McGurk: I didn’t come in via the traditional route of a film and media course. I grew up in two small towns in Scotland, Alva and Tillicoultry, in the mid-eighties and, when I was young, two filmmakers moved up from London to Alva and set up a film and video workshop. One of guys was Russell Fenton, a film editor, and the other Bill Borrows, who had worked for the Film and TV union. They came to my youth club for a project to get kids involved in making films, and we made a wee short film about a bank robbery. We got the local police involved, filmed wee car chases, and I loved it. The film was screened at the Ed Fil Fest and was the perfect example of great community engagement.
Russ was still editing feature films and docs and had been offered an eight part series about American architecture for PBS directed by a Scottish arts director, Murray Grigor. I was offered the job of trainee assistant editor. I was only 15 when we began work on the series and I was still at school, working in the evenings before eventually going full time. It was all shot on film, and I was working in old school cutting rooms, handling the film. It was amazing training, such a methodical approach and grounding of how you mechanically and creatively make a film and tell stories.
I made a few documentaries with Murray and then went on to work on a film with him called Play Me Something starring Tilda Swinton and John Berger and directed by Tim Neat. We edited it in Alva. That was my grounding in drama feature filmmaking, and I climbed my way up the ladder from there. I went on to work with Stuart Cosgrove and Don Coutts for their Big Star in a Wee Picture company, where they made me editor when I was still only 19. Later, I went on to a Film and Drama MA at Sheffield University and went straight to work for Muriel Gray’s company, Gallus Besum, picking up where I left off. I moved to London for seven years, working for MTV among others, and lived and worked in LA for a year before coming back to Scotland in 2001.
Filmmaker: What editing system did you use, and why?
McGurk: I was using AVID Media Composer to edit the film, but there would be bits and bobs that would be filmed where Jono would step in and do additional editing. He was working on Final Cut Pro, so my assistant, Scott Bilsborough, was tasked with moving the project from Avid to Final Cut and back again, and we did that a few times over the years.
Filmmaker: What was the most difficult scene to cut and why? And how did you do it?

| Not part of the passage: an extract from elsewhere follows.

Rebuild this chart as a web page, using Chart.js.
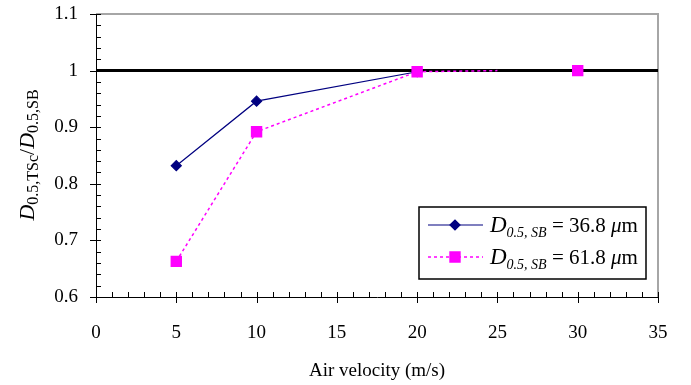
<!DOCTYPE html>
<html><head><meta charset="utf-8">
<script src="https://cdn.jsdelivr.net/npm/chart.js@4/dist/chart.umd.min.js"></script>
<style>html,body{margin:0;padding:0;background:#fff}#wrap{width:691px;height:385px}</style>
</head><body><div id="wrap"><canvas id="c" width="691" height="385"></canvas></div>
<script>
// Data
const blueX = [5, 10, 20];
const blueY = [0.832, 0.946, 0.998];
const pinkX = [5, 10, 20, 25, 30];
const pinkY = [0.663, 0.892, 0.998, 1.0, 1.0];
const pinkMarker = [true, true, true, false, true];
const pinkGapAfter = 3;
const refX = [0, 35];
const refY = [1, 1];
const xTicks = [0, 5, 10, 15, 20, 25, 30, 35];
const yTicks = [0.6, 0.7, 0.8, 0.9, 1.0, 1.1];
const blueLabel = ['36.8'];
const pinkLabel = ['61.8'];
const xTitle = 'Air velocity (m/s)';

const SERIF = '"Liberation Serif", "DejaVu Serif", serif';
const toPts = (xs, ys) => xs.map((x, i) => ({x: x, y: ys[i]}));

const frame = {
  id: 'frame',
  beforeDatasetsDraw(chart) {
    const {ctx, chartArea: a, scales: {x, y}} = chart;
    ctx.save();
    ctx.strokeStyle = '#a6a6a6'; ctx.lineWidth = 2;
    ctx.beginPath();
    ctx.moveTo(a.left, a.top); ctx.lineTo(a.right, a.top); ctx.lineTo(a.right, a.bottom);
    ctx.stroke();
    ctx.strokeStyle = '#000'; ctx.lineWidth = 1;
    ctx.beginPath();
    for (let v = 60; v <= 110; v += 2) {
      const py = Math.round(y.getPixelForValue(v / 100)) + 0.5;
      const major = v % 10 === 0;
      ctx.moveTo(a.left - (major ? 6 : 0), py); ctx.lineTo(a.left + 5, py);
    }
    for (let v = 0; v <= 35; v += 1) {
      const px = Math.round(x.getPixelForValue(v)) + 0.5;
      const major = v % 5 === 0;
      ctx.moveTo(px, a.bottom + (major ? 6 : 0)); ctx.lineTo(px, a.bottom - 5);
    }
    ctx.stroke();
    ctx.restore();
  },
  afterDraw(chart) {
    const {ctx} = chart;
    ctx.save();
    ctx.translate(28, 155);
    ctx.rotate(-Math.PI / 2);
    ctx.fillStyle = '#000';
    ctx.textBaseline = 'alphabetic';
    const parts = [
      ['italic 22px ' + SERIF, 'D', 0],
      ['16px ' + SERIF, '0.5,TSc', 4],
      ['22px ' + SERIF, '/', 0],
      ['italic 22px ' + SERIF, 'D', 0],
      ['16px ' + SERIF, '0.5,SB', 4]
    ];
    let w = 0;
    parts.forEach(p => { ctx.font = p[0]; w += ctx.measureText(p[1]).width; });
    let cx = -w / 2;
    parts.forEach(p => { ctx.font = p[0]; ctx.fillText(p[1], cx, 6 + p[2]); cx += ctx.measureText(p[1]).width; });
    ctx.restore();

    ctx.save();
    const bx = 419, by = 207, bw = 227, bh = 72;
    ctx.fillStyle = '#fff'; ctx.fillRect(bx, by, bw, bh);
    ctx.strokeStyle = '#000'; ctx.lineWidth = 1.5;
    ctx.strokeRect(bx, by, bw, bh);
    const rows = [
      {ds: chart.data.datasets[1], y: 225, label: blueLabel[0]},
      {ds: chart.data.datasets[2], y: 257, label: pinkLabel[0]}
    ];
    rows.forEach(r => {
      ctx.strokeStyle = r.ds.borderColor; ctx.lineWidth = r.ds.borderWidth;
      ctx.setLineDash(r.ds.borderDash || []);
      ctx.beginPath(); ctx.moveTo(428, r.y); ctx.lineTo(483, r.y); ctx.stroke();
      ctx.setLineDash([]);
      Chart.helpers.drawPoint(ctx, {pointStyle: r.ds.pointStyle, radius: r.ds.legendRadius, rotation: 0, borderWidth: 1}, 455, r.y);
      ctx.fillStyle = r.ds.pointBackgroundColor; ctx.fill();
      ctx.fillStyle = '#000';
      let tx = 490;
      const seg = [
        ['italic 23px ' + SERIF, 'D', 0],
        ['italic 14px ' + SERIF, '0.5, SB', 5],
        ['21px ' + SERIF, ' = ' + r.label + ' ', 0],
        ['italic 21px ' + SERIF, 'μ', 0],
        ['21px ' + SERIF, 'm', 0]
      ];
      seg.forEach(s => { ctx.font = s[0]; ctx.fillText(s[1], tx, r.y + 7 + s[2]); tx += ctx.measureText(s[1]).width; });
    });
    ctx.restore();
  }
};

new Chart(document.getElementById('c'), {
  type: 'line',
  data: {
    datasets: [
      {
        label: 'ref', data: toPts(refX, refY), borderColor: '#000', borderWidth: 3,
        pointRadius: 0, order: 3
      },
      {
        label: 'D0.5,SB = 36.8 μm', data: toPts(blueX, blueY), borderColor: '#000080',
        backgroundColor: '#000080', pointBackgroundColor: '#000080', pointBorderColor: '#000080',
        borderWidth: 1.2, pointStyle: 'rectRot', pointRadius: 5, legendRadius: 5, order: 2
      },
      {
        label: 'D0.5,SB = 61.8 μm', data: toPts(pinkX, pinkY), borderColor: '#ff00ff',
        backgroundColor: '#ff00ff', pointBackgroundColor: '#ff00ff', pointBorderColor: '#ff00ff',
        borderWidth: 1.5, borderDash: [3, 3], pointStyle: 'rect',
        pointRadius: pinkMarker.map(m => m ? 7 : 0), legendRadius: 7, order: 1,
        segment: { borderColor: c => c.p0DataIndex === pinkGapAfter ? 'rgba(0,0,0,0)' : undefined }
      }
    ]
  },
  options: {
    responsive: false, animation: false,
    layout: {padding: {top: 14, right: 33, left: 0, bottom: 0}},
    plugins: {legend: {display: false}, tooltip: {enabled: false}},
    scales: {
      x: {
        type: 'linear', min: 0, max: 35,
        afterBuildTicks: s => { s.ticks = xTicks.map(v => ({value: v})); },
        afterFit: s => { s.height = 88; s.paddingLeft = 0; s.paddingRight = 0; },
        grid: {display: false},
        border: {display: true, color: '#000', width: 1},
        ticks: {font: {family: SERIF, size: 19}, color: '#000', padding: 17},
        title: {display: true, text: xTitle, font: {family: SERIF, size: 19}, color: '#000', padding: {top: 0, bottom: 3}}
      },
      y: {
        type: 'linear', min: 0.6, max: 1.1,
        afterBuildTicks: s => { s.ticks = yTicks.map(v => ({value: v})); },
        afterFit: s => { s.width = 96; s.paddingTop = 0; s.paddingBottom = 0; },
        grid: {display: false},
        border: {display: true, color: '#000', width: 1},
        ticks: {font: {family: SERIF, size: 19}, color: '#000', padding: 10,
          callback: v => String(Math.round(v * 10) / 10)}
      }
    }
  },
  plugins: [frame]
});
</script>
</body></html>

McGurk: This isn’t one scene, but the point in the film when the truth starts to emerge. It’s a section in the film when identities are revealed and when we start to unpack the truth. We bring in news archive footage, paper stories and the means of how we retell the story changes again. This is where you get a hundred plot twists a minute and we had to be careful about how we landed them, who revealed what and what media we used to tell it. A lot of this was new information that had never been told before, which Jono had uncovered while investigating the story, and we had to make sure we landed it properly.
Filmmaker: Finally, now that the process is over, what new meanings has the film taken on for you? What did you discover in the footage that you might not have seen initially, and how does your final understanding of the film differ from the understanding that you began with?
McGurk: At the end of the film, it confirmed my long-held belief that the truth is always stranger than fiction. You couldn’t write this story; no one would believe you if you did. A lot of new information was discovered by Jono during the process of making the film, so it wasn’t so much a big reveal at the end for me, but how the story emerged as we went along. It was hugely exciting to see this unfold; however, I believe it’s a story that is told sensitively, that is not sensationalized, and that Jono believed he had a duty of care to everyone who took part. A massive part of the vision is Jono, who has fought for this film along the way. He is a very talented boy and a lovely human being with amazing empathy, which you need to be a good director. His vision for the film has been incredible.